就方法论而言,我们可以这样表述这一基本意图:为历史唯物主义建造底楼,从而,经济生活被纳入精神文化的原因这种说法仍保证其阐释性价值,而与此同时,这些经济形式本身却被视为心理学的甚至形而上学的前提的更深层评价和潮流之结果。对于认知的实践,上述这种方法必须在无限的相互关系中发展:依据某一经济结构对某一理念结构(Gebild)的任何一种意义阐释必须导向这样的要求,即反过来经济结构从更理念化的深度被理解,同时对这些深度自身而言也要再度去寻求普遍的经济下层建筑,如此以至于无穷。在概念上相互对立的认知原则的这种轮替与交织中,事物的统一体——它对我们的认知来说似乎不可捉摸,但依然建立起其关联——对我们而言是实际而生动的。
这里所提及的本书的意图与方法,如果它们不能服务于哲学的基本信念的一种内容多样性,它们就不得声称任何原则性的权力。
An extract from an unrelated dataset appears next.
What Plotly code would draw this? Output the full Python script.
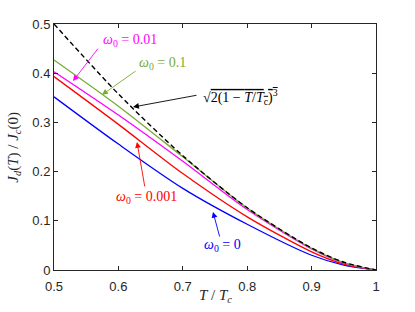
import plotly.graph_objects as go

# Data
t = [0.5, 0.6, 0.7, 0.8, 0.9, 0.95, 1.0]
black_dashed = [0.5, 0.3578, 0.2324, 0.1265, 0.0447, 0.0158, 0.0]
w_01 = [0.427, 0.333, 0.230, 0.126, 0.044, 0.015, 0.0]
w_001 = [0.403, 0.315, 0.221, 0.123, 0.043, 0.014, 0.0]
w_0001 = [0.393, 0.296, 0.196, 0.108, 0.037, 0.012, 0.0]
w_0 = [0.352, 0.256, 0.166, 0.093, 0.030, 0.010, 0.0]

x_ticks = [0.5, 0.6, 0.7, 0.8, 0.9, 1.0]
x_tick_labels = ["0.5", "0.6", "0.7", "0.8", "0.9", "1"]
y_ticks = [0, 0.1, 0.2, 0.3, 0.4, 0.5]
y_tick_labels = ["0", "0.1", "0.2", "0.3", "0.4", "0.5"]

BLUE = "#0000FF"
RED = "#FF0000"
MAG = "#FF00FF"
GREEN = "#77AC30"
SERIF = "Liberation Serif"

fig = go.Figure()
for ys, col in [(w_0, BLUE), (w_0001, RED), (w_001, MAG), (w_01, GREEN)]:
    fig.add_trace(go.Scatter(x=t, y=ys, mode="lines", line=dict(color=col, width=1.3, shape="spline", smoothing=0.8)))
fig.add_trace(go.Scatter(x=t, y=black_dashed, mode="lines",
                         line=dict(color="black", width=1.4, dash="5px,3px", shape="spline", smoothing=0.8)))

def arrow(tail, tip, col):
    fig.add_annotation(x=tip[0], y=tip[1], ax=tail[0], ay=tail[1], xref="x", yref="y",
                       axref="x", ayref="y", text="", showarrow=True, arrowhead=2,
                       arrowsize=1.3, arrowwidth=0.9, arrowcolor=col)

def label(pos, txt, col, anchor="center"):
    fig.add_annotation(x=pos[0], y=pos[1], xref="x", yref="y", text=txt, showarrow=False,
                       xanchor=anchor, yanchor="middle",
                       font=dict(family=SERIF, size=14, color=col))

arrow((0.570, 0.453), (0.5295, 0.384), MAG)
label((0.618, 0.467), "<i>ω</i><sub>0</sub> = 0.01", MAG)
arrow((0.629, 0.4065), (0.5745, 0.356), GREEN)
label((0.669, 0.419), "<i>ω</i><sub>0</sub> = 0.1", GREEN)
arrow((0.7236, 0.3557), (0.6227, 0.3313), "black")
label((0.729, 0.3516), "√<span style='text-decoration:overline'>2(1 − <i>T</i>/<i>T</i><sub>c</sub>)<sup>3</sup></span>", "black", anchor="left")
arrow((0.6413, 0.1667), (0.6289, 0.260), RED)
label((0.643, 0.148), "<i>ω</i><sub>0</sub> = 0.001", RED)
arrow((0.7578, 0.065), (0.7469, 0.118), BLUE)
label((0.762, 0.049), "<i>ω</i><sub>0</sub> = 0", BLUE)

# axis titles
fig.add_annotation(x=-0.125, y=0.5, xref="paper", yref="paper",
                   text="<i>J<sub>d</sub></i>(<i>T</i>) / <i>J<sub>c</sub></i>(0)", textangle=-90,
                   showarrow=False, xanchor="center", yanchor="middle",
                   font=dict(family=SERIF, size=15, color="#262626"))
fig.add_annotation(x=0.5, y=-0.105, xref="paper", yref="paper",
                   text="<i>T</i> / <i>T<sub>c</sub></i>",
                   showarrow=False, xanchor="center", yanchor="middle",
                   font=dict(family=SERIF, size=15, color="#262626"))

axis_common = dict(showgrid=False, zeroline=False, showline=True, linecolor="#262626", linewidth=1,
                   mirror="ticks", ticks="inside", ticklen=4, tickcolor="#262626",
                   tickfont=dict(family="Liberation Sans", size=13, color="#262626"))
fig.update_xaxes(range=[0.5, 1.0], tickvals=x_ticks, ticktext=x_tick_labels,
                 ticklabelstandoff=4, **axis_common)
fig.update_yaxes(range=[0, 0.5], tickvals=y_ticks, ticktext=y_tick_labels, **axis_common)

fig.update_layout(width=415, height=312, margin=dict(l=54, r=39, t=24, b=42),
                  paper_bgcolor="white", plot_bgcolor="white", showlegend=False)
fig.write_html("out.html", config={"displayModeBar": False},
               post_script="document.body.style.margin='0px';document.body.style.overflow='hidden';")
将生活的细节、表面事物同它最深层的、最本质的运动衔接在一起,并且按照生活的总体意义可以把对它们的意义阐释建立在唯心论的基础上,一如在唯实论的基础上,可以建立在唯理性的基础上,一如在唯意志的基础上,可以采取一种绝对主义对存在的理解,一如采取一种相对主义的理解。本书接下来的探讨就奠基于这些世界图景之一上面——我认为这个世界图景是对当今的知识内容与情感取向最为恰切的表现,并且非常显著地排斥与其相反的世界图景——在最糟糕的情况下,可能使它们沦为一个纯粹范例的角色,即便它不符合客观的情况,也显示出它作为未来正确性的形式的方法论意义。
第二版所作修订丝毫不影响本书基本主旨。不过,我试图藉由新增事例与讨论,尤其通过深入根基,提高这一主旨为人理解和接受的更多可能性。